DIRECTIONS FOR THIS TASK: Without the pictures, repeat the listing character for character.

DATA SEGMENT:
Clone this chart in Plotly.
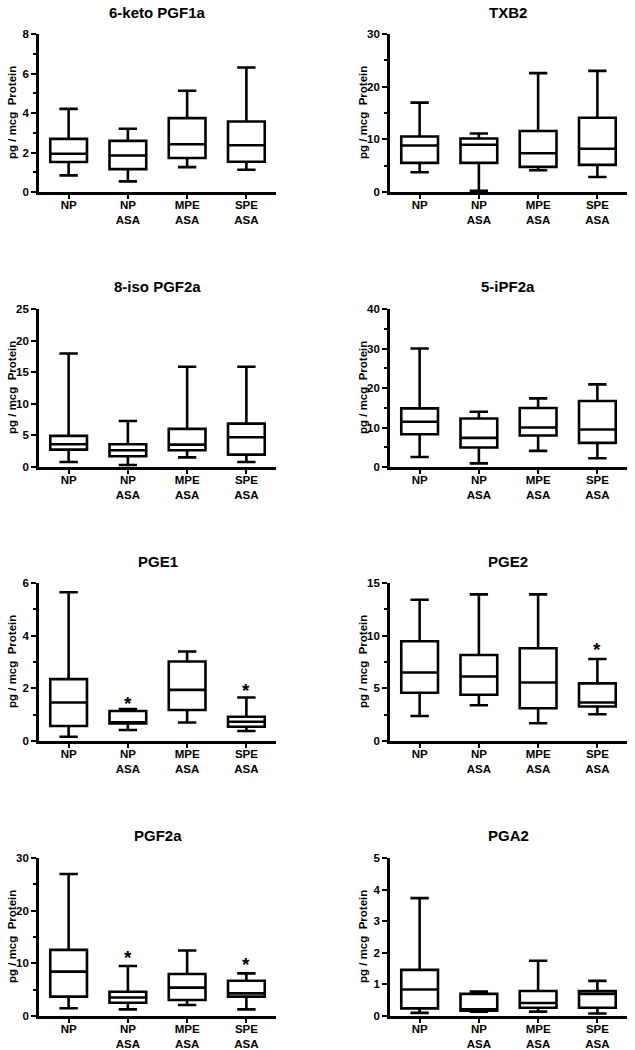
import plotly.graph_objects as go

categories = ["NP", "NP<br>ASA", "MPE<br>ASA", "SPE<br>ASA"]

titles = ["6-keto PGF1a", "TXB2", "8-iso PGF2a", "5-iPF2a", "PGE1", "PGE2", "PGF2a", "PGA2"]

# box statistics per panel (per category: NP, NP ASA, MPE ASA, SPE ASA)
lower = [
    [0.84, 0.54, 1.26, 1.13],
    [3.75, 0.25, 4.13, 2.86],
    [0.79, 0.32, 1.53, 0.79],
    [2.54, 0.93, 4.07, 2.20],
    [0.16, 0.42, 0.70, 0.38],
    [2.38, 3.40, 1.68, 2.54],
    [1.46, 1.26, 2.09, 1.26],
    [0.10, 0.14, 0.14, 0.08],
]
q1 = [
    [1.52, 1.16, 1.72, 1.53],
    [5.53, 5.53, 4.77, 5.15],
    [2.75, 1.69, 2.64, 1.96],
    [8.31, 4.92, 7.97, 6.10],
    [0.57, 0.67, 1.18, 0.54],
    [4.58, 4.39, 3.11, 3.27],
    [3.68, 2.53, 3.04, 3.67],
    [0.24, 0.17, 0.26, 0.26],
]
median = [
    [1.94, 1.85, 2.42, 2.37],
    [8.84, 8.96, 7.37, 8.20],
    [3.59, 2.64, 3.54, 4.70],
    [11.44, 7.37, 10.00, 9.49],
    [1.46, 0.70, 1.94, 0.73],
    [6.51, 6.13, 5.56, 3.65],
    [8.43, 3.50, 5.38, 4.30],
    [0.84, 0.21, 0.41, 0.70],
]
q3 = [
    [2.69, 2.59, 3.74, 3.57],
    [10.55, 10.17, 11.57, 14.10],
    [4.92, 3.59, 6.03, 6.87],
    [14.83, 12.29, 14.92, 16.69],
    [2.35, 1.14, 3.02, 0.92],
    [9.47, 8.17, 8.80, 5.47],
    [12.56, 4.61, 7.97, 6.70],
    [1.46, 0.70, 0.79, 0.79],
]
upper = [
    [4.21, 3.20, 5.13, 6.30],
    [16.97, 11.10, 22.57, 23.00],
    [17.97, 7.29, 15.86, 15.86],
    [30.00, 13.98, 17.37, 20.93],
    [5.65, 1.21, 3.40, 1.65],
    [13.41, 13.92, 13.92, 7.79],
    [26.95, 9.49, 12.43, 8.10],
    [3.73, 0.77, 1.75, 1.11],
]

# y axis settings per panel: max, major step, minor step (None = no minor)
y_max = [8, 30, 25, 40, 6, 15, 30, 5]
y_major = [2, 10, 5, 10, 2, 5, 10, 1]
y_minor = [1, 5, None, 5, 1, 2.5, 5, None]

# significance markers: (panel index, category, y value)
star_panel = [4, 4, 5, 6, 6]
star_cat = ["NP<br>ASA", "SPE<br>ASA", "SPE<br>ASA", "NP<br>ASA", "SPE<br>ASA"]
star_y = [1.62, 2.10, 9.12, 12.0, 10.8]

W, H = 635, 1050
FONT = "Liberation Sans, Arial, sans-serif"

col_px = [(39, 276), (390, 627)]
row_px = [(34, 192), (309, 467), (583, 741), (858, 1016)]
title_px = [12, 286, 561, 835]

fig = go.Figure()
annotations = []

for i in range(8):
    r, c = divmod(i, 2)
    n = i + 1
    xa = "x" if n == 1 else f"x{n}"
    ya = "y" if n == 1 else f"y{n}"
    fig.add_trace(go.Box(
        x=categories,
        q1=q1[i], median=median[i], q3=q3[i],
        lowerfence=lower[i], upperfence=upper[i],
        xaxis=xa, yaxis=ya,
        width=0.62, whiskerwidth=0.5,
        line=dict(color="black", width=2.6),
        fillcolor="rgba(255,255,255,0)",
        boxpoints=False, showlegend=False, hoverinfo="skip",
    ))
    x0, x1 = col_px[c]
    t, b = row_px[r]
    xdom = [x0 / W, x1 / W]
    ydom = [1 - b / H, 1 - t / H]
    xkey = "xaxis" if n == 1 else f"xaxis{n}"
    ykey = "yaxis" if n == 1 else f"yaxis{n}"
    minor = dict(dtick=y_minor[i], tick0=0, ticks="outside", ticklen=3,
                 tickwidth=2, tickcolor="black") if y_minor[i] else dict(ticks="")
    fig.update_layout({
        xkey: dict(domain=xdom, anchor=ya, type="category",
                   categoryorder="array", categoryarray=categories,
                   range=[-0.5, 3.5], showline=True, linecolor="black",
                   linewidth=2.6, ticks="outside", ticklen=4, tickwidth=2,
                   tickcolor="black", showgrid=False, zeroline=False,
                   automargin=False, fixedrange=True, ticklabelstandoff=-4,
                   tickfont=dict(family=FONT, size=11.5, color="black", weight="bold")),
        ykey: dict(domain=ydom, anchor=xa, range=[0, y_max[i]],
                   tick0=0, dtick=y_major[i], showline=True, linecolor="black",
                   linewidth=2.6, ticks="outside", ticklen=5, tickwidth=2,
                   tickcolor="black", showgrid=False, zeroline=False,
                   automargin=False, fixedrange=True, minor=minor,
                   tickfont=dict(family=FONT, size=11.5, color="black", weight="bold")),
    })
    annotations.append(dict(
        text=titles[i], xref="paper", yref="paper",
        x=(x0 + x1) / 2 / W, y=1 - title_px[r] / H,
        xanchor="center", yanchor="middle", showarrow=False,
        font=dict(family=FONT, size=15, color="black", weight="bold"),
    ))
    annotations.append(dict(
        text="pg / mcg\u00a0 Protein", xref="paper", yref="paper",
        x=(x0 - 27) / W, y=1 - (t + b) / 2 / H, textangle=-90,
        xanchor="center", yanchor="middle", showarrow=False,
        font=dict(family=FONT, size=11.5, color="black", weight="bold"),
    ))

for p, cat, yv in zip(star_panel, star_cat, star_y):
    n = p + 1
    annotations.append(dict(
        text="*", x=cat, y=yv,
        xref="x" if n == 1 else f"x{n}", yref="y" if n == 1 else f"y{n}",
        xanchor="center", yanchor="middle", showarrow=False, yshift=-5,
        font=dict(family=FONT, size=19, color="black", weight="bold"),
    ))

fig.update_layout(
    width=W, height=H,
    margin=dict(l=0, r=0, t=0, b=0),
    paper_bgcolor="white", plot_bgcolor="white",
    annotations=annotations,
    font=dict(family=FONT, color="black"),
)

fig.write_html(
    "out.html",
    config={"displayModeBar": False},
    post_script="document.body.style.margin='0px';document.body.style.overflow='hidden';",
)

FULL OUTPUT:
Clone this chart in Plotly.
import plotly.graph_objects as go

categories = ["NP", "NP<br>ASA", "MPE<br>ASA", "SPE<br>ASA"]

titles = ["6-keto PGF1a", "TXB2", "8-iso PGF2a", "5-iPF2a", "PGE1", "PGE2", "PGF2a", "PGA2"]

# box statistics per panel (per category: NP, NP ASA, MPE ASA, SPE ASA)
lower = [
    [0.84, 0.54, 1.26, 1.13],
    [3.75, 0.25, 4.13, 2.86],
    [0.79, 0.32, 1.53, 0.79],
    [2.54, 0.93, 4.07, 2.20],
    [0.16, 0.42, 0.70, 0.38],
    [2.38, 3.40, 1.68, 2.54],
    [1.46, 1.26, 2.09, 1.26],
    [0.10, 0.14, 0.14, 0.08],
]
q1 = [
    [1.52, 1.16, 1.72, 1.53],
    [5.53, 5.53, 4.77, 5.15],
    [2.75, 1.69, 2.64, 1.96],
    [8.31, 4.92, 7.97, 6.10],
    [0.57, 0.67, 1.18, 0.54],
    [4.58, 4.39, 3.11, 3.27],
    [3.68, 2.53, 3.04, 3.67],
    [0.24, 0.17, 0.26, 0.26],
]
median = [
    [1.94, 1.85, 2.42, 2.37],
    [8.84, 8.96, 7.37, 8.20],
    [3.59, 2.64, 3.54, 4.70],
    [11.44, 7.37, 10.00, 9.49],
    [1.46, 0.70, 1.94, 0.73],
    [6.51, 6.13, 5.56, 3.65],
    [8.43, 3.50, 5.38, 4.30],
    [0.84, 0.21, 0.41, 0.70],
]
q3 = [
    [2.69, 2.59, 3.74, 3.57],
    [10.55, 10.17, 11.57, 14.10],
    [4.92, 3.59, 6.03, 6.87],
    [14.83, 12.29, 14.92, 16.69],
    [2.35, 1.14, 3.02, 0.92],
    [9.47, 8.17, 8.80, 5.47],
    [12.56, 4.61, 7.97, 6.70],
    [1.46, 0.70, 0.79, 0.79],
]
upper = [
    [4.21, 3.20, 5.13, 6.30],
    [16.97, 11.10, 22.57, 23.00],
    [17.97, 7.29, 15.86, 15.86],
    [30.00, 13.98, 17.37, 20.93],
    [5.65, 1.21, 3.40, 1.65],
    [13.41, 13.92, 13.92, 7.79],
    [26.95, 9.49, 12.43, 8.10],
    [3.73, 0.77, 1.75, 1.11],
]

# y axis settings per panel: max, major step, minor step (None = no minor)
y_max = [8, 30, 25, 40, 6, 15, 30, 5]
y_major = [2, 10, 5, 10, 2, 5, 10, 1]
y_minor = [1, 5, None, 5, 1, 2.5, 5, None]

# significance markers: (panel index, category, y value)
star_panel = [4, 4, 5, 6, 6]
star_cat = ["NP<br>ASA", "SPE<br>ASA", "SPE<br>ASA", "NP<br>ASA", "SPE<br>ASA"]
star_y = [1.62, 2.10, 9.12, 12.0, 10.8]

W, H = 635, 1050
FONT = "Liberation Sans, Arial, sans-serif"

col_px = [(39, 276), (390, 627)]
row_px = [(34, 192), (309, 467), (583, 741), (858, 1016)]
title_px = [12, 286, 561, 835]

fig = go.Figure()
annotations = []

for i in range(8):
    r, c = divmod(i, 2)
    n = i + 1
    xa = "x" if n == 1 else f"x{n}"
    ya = "y" if n == 1 else f"y{n}"
    fig.add_trace(go.Box(
        x=categories,
        q1=q1[i], median=median[i], q3=q3[i],
        lowerfence=lower[i], upperfence=upper[i],
        xaxis=xa, yaxis=ya,
        width=0.62, whiskerwidth=0.5,
        line=dict(color="black", width=2.6),
        fillcolor="rgba(255,255,255,0)",
        boxpoints=False, showlegend=False, hoverinfo="skip",
    ))
    x0, x1 = col_px[c]
    t, b = row_px[r]
    xdom = [x0 / W, x1 / W]
    ydom = [1 - b / H, 1 - t / H]
    xkey = "xaxis" if n == 1 else f"xaxis{n}"
    ykey = "yaxis" if n == 1 else f"yaxis{n}"
    minor = dict(dtick=y_minor[i], tick0=0, ticks="outside", ticklen=3,
                 tickwidth=2, tickcolor="black") if y_minor[i] else dict(ticks="")
    fig.update_layout({
        xkey: dict(domain=xdom, anchor=ya, type="category",
                   categoryorder="array", categoryarray=categories,
                   range=[-0.5, 3.5], showline=True, linecolor="black",
                   linewidth=2.6, ticks="outside", ticklen=4, tickwidth=2,
                   tickcolor="black", showgrid=False, zeroline=False,
                   automargin=False, fixedrange=True, ticklabelstandoff=-4,
                   tickfont=dict(family=FONT, size=11.5, color="black", weight="bold")),
        ykey: dict(domain=ydom, anchor=xa, range=[0, y_max[i]],
                   tick0=0, dtick=y_major[i], showline=True, linecolor="black",
                   linewidth=2.6, ticks="outside", ticklen=5, tickwidth=2,
                   tickcolor="black", showgrid=False, zeroline=False,
                   automargin=False, fixedrange=True, minor=minor,
                   tickfont=dict(family=FONT, size=11.5, color="black", weight="bold")),
    })
    annotations.append(dict(
        text=titles[i], xref="paper", yref="paper",
        x=(x0 + x1) / 2 / W, y=1 - title_px[r] / H,
        xanchor="center", yanchor="middle", showarrow=False,
        font=dict(family=FONT, size=15, color="black", weight="bold"),
    ))
    annotations.append(dict(
        text="pg / mcg\u00a0 Protein", xref="paper", yref="paper",
        x=(x0 - 27) / W, y=1 - (t + b) / 2 / H, textangle=-90,
        xanchor="center", yanchor="middle", showarrow=False,
        font=dict(family=FONT, size=11.5, color="black", weight="bold"),
    ))

for p, cat, yv in zip(star_panel, star_cat, star_y):
    n = p + 1
    annotations.append(dict(
        text="*", x=cat, y=yv,
        xref="x" if n == 1 else f"x{n}", yref="y" if n == 1 else f"y{n}",
        xanchor="center", yanchor="middle", showarrow=False, yshift=-5,
        font=dict(family=FONT, size=19, color="black", weight="bold"),
    ))

fig.update_layout(
    width=W, height=H,
    margin=dict(l=0, r=0, t=0, b=0),
    paper_bgcolor="white", plot_bgcolor="white",
    annotations=annotations,
    font=dict(family=FONT, color="black"),
)

fig.write_html(
    "out.html",
    config={"displayModeBar": False},
    post_script="document.body.style.margin='0px';document.body.style.overflow='hidden';",
)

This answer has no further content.